▶ **Aim of the task**:
Return the lines that follow, exactly as they appear, from the first through the one containing "import * as d3 from 'd3'"; no pictures are to be included.

▬▬▬▬▬▬

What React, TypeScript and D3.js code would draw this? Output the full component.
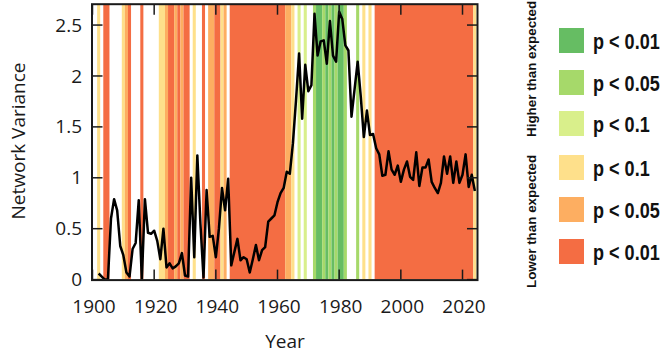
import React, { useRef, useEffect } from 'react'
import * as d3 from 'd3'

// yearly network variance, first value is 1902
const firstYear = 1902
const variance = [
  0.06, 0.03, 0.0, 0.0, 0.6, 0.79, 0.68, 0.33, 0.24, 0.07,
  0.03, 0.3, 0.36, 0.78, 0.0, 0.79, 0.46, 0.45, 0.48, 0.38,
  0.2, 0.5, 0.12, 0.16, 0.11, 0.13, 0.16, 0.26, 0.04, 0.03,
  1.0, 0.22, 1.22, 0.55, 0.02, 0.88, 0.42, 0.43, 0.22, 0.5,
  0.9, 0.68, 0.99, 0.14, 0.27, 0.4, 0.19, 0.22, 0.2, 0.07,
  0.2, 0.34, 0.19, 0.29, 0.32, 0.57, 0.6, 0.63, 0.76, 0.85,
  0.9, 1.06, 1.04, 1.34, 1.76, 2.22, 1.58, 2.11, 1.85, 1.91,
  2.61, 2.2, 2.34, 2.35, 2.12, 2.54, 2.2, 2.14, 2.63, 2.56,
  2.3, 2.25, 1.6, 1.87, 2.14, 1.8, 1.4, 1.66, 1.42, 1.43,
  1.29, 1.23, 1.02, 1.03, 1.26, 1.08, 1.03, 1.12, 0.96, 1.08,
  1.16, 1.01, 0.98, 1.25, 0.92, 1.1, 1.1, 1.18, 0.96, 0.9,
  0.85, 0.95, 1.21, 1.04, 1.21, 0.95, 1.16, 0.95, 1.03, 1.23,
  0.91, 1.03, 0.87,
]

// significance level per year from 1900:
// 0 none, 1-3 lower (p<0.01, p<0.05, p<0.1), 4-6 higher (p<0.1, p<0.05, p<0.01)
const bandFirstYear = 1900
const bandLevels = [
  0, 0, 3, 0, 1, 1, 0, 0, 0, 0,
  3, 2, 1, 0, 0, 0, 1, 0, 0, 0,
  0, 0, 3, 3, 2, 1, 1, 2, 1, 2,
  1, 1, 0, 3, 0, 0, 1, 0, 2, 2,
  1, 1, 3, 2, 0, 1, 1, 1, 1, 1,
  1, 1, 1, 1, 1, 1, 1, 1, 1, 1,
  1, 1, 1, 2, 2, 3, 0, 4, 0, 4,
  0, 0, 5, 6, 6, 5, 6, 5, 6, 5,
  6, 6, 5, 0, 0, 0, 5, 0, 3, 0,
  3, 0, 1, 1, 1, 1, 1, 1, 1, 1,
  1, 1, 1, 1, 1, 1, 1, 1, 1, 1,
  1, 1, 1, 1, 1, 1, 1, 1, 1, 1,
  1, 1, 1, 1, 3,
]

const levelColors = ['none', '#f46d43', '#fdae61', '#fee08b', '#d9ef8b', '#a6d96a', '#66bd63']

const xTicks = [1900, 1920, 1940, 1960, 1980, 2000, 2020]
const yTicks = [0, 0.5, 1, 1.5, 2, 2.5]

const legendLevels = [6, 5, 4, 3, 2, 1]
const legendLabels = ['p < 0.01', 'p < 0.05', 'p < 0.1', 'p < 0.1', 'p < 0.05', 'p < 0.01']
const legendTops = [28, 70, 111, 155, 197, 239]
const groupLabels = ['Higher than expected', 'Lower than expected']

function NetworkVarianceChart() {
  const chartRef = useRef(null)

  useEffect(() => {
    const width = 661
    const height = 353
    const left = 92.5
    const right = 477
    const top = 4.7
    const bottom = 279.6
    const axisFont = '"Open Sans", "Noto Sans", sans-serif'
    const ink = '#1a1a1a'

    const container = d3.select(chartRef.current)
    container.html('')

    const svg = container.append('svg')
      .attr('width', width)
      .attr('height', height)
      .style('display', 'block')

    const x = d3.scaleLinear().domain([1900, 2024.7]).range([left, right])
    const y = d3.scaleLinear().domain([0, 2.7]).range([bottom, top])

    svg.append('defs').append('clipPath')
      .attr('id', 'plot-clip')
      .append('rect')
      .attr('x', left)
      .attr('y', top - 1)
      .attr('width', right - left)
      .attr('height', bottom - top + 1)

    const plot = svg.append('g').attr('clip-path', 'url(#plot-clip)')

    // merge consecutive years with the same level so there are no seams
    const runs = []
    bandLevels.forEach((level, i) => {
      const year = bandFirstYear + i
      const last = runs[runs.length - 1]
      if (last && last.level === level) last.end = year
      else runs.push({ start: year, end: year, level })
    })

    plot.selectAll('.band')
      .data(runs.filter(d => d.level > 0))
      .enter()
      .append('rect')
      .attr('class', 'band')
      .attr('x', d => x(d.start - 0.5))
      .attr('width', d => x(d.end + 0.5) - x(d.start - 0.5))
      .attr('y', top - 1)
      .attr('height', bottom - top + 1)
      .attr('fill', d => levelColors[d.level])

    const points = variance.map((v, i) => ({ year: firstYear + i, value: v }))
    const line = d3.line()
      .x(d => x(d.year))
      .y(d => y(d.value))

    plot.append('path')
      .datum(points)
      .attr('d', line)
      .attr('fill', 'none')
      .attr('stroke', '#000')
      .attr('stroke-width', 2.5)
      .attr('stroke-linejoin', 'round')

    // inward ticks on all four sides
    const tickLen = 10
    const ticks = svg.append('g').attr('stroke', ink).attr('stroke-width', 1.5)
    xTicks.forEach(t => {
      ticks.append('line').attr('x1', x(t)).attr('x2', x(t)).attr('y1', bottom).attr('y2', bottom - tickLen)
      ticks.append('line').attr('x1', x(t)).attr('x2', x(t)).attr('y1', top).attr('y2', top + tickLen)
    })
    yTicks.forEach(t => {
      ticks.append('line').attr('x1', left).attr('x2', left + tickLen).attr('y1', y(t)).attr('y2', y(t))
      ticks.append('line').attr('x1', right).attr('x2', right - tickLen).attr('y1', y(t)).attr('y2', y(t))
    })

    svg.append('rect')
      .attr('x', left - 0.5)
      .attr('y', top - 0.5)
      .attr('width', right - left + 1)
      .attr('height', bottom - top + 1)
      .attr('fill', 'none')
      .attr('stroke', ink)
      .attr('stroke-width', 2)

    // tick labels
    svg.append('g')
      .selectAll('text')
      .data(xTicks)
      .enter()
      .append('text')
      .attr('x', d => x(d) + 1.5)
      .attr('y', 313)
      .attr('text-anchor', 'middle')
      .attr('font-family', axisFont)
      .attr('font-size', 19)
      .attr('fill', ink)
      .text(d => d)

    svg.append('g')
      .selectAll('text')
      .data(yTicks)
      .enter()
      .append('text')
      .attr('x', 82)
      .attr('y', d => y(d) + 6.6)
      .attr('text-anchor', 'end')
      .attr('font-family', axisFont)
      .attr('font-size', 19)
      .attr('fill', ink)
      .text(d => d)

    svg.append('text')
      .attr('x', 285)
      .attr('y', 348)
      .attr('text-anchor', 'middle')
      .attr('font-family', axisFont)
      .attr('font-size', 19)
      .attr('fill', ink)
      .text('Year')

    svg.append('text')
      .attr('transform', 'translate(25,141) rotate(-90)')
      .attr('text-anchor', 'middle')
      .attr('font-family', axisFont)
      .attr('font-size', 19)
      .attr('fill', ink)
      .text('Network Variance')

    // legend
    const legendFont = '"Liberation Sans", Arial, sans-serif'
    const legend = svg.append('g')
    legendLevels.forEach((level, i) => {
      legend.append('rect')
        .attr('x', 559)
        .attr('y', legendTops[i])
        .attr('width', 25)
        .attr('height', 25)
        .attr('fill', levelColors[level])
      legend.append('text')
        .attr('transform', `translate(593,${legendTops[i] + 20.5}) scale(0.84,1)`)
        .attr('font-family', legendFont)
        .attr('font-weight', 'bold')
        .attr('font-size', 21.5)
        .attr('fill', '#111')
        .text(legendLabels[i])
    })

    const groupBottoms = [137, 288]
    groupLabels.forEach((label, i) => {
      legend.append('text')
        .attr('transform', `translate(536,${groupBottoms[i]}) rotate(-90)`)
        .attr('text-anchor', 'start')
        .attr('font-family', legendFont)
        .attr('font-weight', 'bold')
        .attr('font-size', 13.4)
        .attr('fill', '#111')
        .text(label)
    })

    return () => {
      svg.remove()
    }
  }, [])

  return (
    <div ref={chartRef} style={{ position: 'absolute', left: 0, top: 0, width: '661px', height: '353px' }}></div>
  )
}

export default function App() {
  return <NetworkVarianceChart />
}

▬▬▬▬▬▬

▶ **Answer in full**:
What React, TypeScript and D3.js code would draw this? Output the full component.
import React, { useRef, useEffect } from 'react'
import * as d3 from 'd3'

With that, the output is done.